**GIVEN TASK**
Reproduce the material below line by line, beginning with its first line and ending with the line that contains "import seaborn as sns"; leave out pictures.

++++ SUPPLIED INFORMATION ++++

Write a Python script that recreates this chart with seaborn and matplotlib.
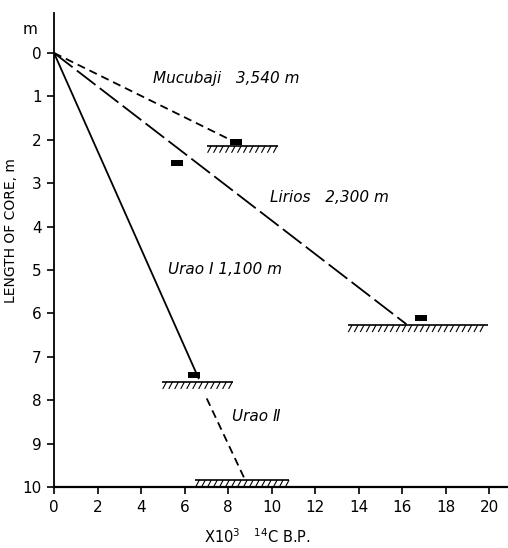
import numpy as np
import pandas as pd
import matplotlib
matplotlib.use("Agg")
import matplotlib.pyplot as plt
from matplotlib.collections import LineCollection
from matplotlib.path import Path
import seaborn as sns

# ---- data (x = 10^3 14C yr B.P., y = depth m) ----
mucubaji_x = [0.0, 8.1]
mucubaji_y = [0.0, 2.0]
lirios_x = [0.0, 16.2]
lirios_y = [0.0, 6.25]
uraoI_x = [0.0, 6.65]
uraoI_y = [0.0, 7.5]
uraoII_x = [7.02, 8.75]
uraoII_y = [7.96, 9.8]

# radiocarbon dates (black bars)
date_x = [8.37, 5.64, 16.86, 6.45]
date_y = [2.05, 2.54, 6.11, 7.42]

# core bottoms (x start, x end, depth)
base_x0 = [7.03, 13.5, 4.97, 6.48]
base_x1 = [10.3, 19.95, 8.23, 10.8]
base_y = [2.14, 6.27, 7.58, 9.84]

labels = ["Mucubaji   3,540 m", "Lirios   2,300 m", "Urao \u2160 1,100 m", "Urao \u2161"]
label_x = [4.55, 9.93, 5.24, 8.2]
label_y = [0.6, 3.34, 5.0, 8.38]

xticks = list(range(0, 21, 2))
yticks = list(range(0, 11))

sns.set_style("ticks")
plt.rcParams["font.family"] = ["DejaVu Sans"]
plt.rcParams["text.color"] = "black"
plt.rcParams["axes.labelcolor"] = "black"
plt.rcParams["xtick.color"] = "black"
plt.rcParams["ytick.color"] = "black"
plt.rcParams["axes.edgecolor"] = "black"

fig = plt.figure(figsize=(5.08, 5.48), dpi=100)
ax = fig.add_axes([54 / 508, 1 - 487 / 548, (508 - 54) / 508, (487 - 13) / 548])

lw = 1.3
sns.lineplot(x=mucubaji_x, y=mucubaji_y, ax=ax, color="black", lw=lw,
             linestyle=(0, (4.5, 2.8)))
sns.lineplot(x=lirios_x, y=lirios_y, ax=ax, color="black", lw=lw,
             linestyle=(0, (13, 3)))
sns.lineplot(x=uraoI_x, y=uraoI_y, ax=ax, color="black", lw=lw)
sns.lineplot(x=uraoII_x, y=uraoII_y, ax=ax, color="black", lw=lw,
             linestyle=(0, (4.5, 2.8)))

rect = Path([(-1, -0.5), (1, -0.5), (1, 0.5), (-1, 0.5), (-1, -0.5)],
            [Path.MOVETO, Path.LINETO, Path.LINETO, Path.LINETO, Path.CLOSEPOLY])
sns.scatterplot(x=date_x, y=date_y, ax=ax, marker=rect, s=80, color="black",
                edgecolor="black", linewidth=0, zorder=5)

# ground (base of core) hatched lines
segs_main = []
segs_hatch = []
for x0, x1, y in zip(base_x0, base_x1, base_y):
    segs_main.append([(x0, y), (x1, y)])
    for xi in np.arange(x0 + 0.2, x1 + 0.01, 0.275):
        segs_hatch.append([(xi, y), (xi - 0.17, y + 0.16)])
ax.add_collection(LineCollection(segs_main, colors="black", linewidths=1.2))
ax.add_collection(LineCollection(segs_hatch, colors="black", linewidths=0.8))

for t, x, y in zip(labels, label_x, label_y):
    ax.text(x, y, t, style="italic", fontsize=11, ha="left", va="center",
            color="black")

ax.set_xlim(0, 20.87)
ax.set_ylim(10, -0.92)
ax.set_xticks(xticks)
ax.set_yticks(yticks)
ax.tick_params(axis="both", labelsize=11, length=5, width=1.2, direction="out",
               pad=4)
for s in ["top", "right"]:
    ax.spines[s].set_visible(False)
ax.spines["left"].set_linewidth(1.3)
ax.spines["bottom"].set_linewidth(1.6)

ax.text(-0.75, -0.53, "m", fontsize=11, ha="right", va="center")

ax.set_ylabel("LENGTH OF CORE, m", fontsize=10)
ax.yaxis.set_label_coords(-0.079, 0.54)
ax.set_xlabel(r"X10$^3$   $^{14}$C B.P.", fontsize=10.5)
ax.xaxis.set_label_coords(0.449, -0.085)

fig.savefig("out.png", dpi=100)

++++

**RESPONSE TO THIS EXERCISE**
Write a Python script that recreates this chart with seaborn and matplotlib.
import numpy as np
import pandas as pd
import matplotlib
matplotlib.use("Agg")
import matplotlib.pyplot as plt
from matplotlib.collections import LineCollection
from matplotlib.path import Path
import seaborn as sns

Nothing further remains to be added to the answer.